CFID in Houston is the third-largest district in the state. Like many districts, it is facing a budget shortfall thanks to Governor Greg Abbott’s stonewall of increased funding until he gets his way on school vouchers. Currently, the district is $140 million in the hole.
That didn’t stop new superintendent Dr. Douglas Killian from hosting a back-to-school event for teachers and staff that involved a $30,000 appearance from a Nevada-based guitarist and at least $5,000 worth of bottled water. Killian himself took the stage dressed as Willy Wonka, the fictional chocolatier best known for strange stunts that often appear ludicrous and expensive.
Teachers and staff were bused to the event, which was mandatory.

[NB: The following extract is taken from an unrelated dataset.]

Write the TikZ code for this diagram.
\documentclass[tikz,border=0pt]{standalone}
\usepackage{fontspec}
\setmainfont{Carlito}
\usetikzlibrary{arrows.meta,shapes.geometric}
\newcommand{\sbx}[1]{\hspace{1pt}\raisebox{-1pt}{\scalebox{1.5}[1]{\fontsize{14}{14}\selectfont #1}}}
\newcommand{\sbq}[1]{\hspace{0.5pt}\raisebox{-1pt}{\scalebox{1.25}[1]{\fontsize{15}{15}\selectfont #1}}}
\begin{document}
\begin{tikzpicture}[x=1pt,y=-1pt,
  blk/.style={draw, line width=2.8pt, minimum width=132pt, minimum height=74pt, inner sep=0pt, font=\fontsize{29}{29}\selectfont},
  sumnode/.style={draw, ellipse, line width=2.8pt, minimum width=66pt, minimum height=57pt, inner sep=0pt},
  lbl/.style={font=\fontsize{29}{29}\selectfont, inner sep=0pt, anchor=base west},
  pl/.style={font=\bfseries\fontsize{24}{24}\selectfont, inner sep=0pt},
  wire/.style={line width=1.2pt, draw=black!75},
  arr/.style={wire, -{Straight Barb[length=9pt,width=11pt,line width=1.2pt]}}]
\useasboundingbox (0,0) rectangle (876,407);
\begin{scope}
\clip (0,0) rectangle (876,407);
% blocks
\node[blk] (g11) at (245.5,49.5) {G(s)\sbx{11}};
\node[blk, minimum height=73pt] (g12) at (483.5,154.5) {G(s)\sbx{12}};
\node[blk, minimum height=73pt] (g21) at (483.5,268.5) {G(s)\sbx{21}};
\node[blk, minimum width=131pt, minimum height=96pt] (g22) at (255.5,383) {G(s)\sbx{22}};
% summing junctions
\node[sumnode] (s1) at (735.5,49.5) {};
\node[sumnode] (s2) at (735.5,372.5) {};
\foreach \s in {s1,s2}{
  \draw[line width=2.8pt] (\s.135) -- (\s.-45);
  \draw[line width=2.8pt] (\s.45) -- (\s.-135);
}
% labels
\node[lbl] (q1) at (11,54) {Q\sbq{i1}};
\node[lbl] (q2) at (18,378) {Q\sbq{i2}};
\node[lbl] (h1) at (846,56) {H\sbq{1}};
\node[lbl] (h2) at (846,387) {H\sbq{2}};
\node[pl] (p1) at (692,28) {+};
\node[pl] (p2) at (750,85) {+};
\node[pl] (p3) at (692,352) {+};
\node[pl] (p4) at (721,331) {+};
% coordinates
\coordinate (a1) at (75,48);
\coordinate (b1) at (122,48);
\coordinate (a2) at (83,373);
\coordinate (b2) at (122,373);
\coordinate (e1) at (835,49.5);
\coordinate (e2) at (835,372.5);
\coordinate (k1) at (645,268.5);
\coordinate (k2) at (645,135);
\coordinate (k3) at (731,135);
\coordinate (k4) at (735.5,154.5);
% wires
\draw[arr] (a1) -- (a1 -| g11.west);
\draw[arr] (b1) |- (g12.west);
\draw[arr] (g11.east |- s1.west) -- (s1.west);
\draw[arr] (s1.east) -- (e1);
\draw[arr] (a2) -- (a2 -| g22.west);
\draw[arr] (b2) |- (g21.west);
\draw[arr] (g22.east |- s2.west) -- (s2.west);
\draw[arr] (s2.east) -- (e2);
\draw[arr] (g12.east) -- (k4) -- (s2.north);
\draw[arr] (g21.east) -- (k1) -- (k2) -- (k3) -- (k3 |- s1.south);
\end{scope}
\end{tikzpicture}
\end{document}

Meanwhile, the district made the controversial decision to severely restrict bus access. Elementary students lost bus service if they lived within one mile of their zoned school, while middle and high schoolers lost service within two miles. That’s miles as the crow flies, not based on actual walkable routes which often exceed the intended radial distance.
Houston’s ABC13 spoke to several teachers outraged over the funds spent on the Willy Wonka event as kids are forced to hike to school in temperatures that often exceed a hundred degrees.
“The amount of time they have spent on telling us how bad our budget shortfall is to then cart us all over there and require us to see this thing that had very little point – it felt like a bad magic show,” one teacher said on the condition of anonymity.
The busing matter was further exacerbated by glitches with the CFISD website, which erroneously restored some kids’ bus access in early August only to later rescind it.
The Houston Chronicle reports that parents have been forced to wait in long lines to drop off and pick up their kids because of the cuts, some of which are now an hour long. Some campuses are seeing massive increases in local traffic and congestion as harried parents scramble to shuttle their children around work schedules.
The increase in traffic, use of gas, and air pollution is somewhat ironic. In addition to the budget cuts, CFISD’s new, almost entirely Republican, school board voted to remove any mention of manmade climate change from textbooks. The removal is likely from pressure from the oil and gas industry, who have tried to paint scientific consensus on fossil fuel-driven climate change as a partisan political issue.
Parents are stuck watching its reality happen in front of them while the superintendent cavorts around in cosplay.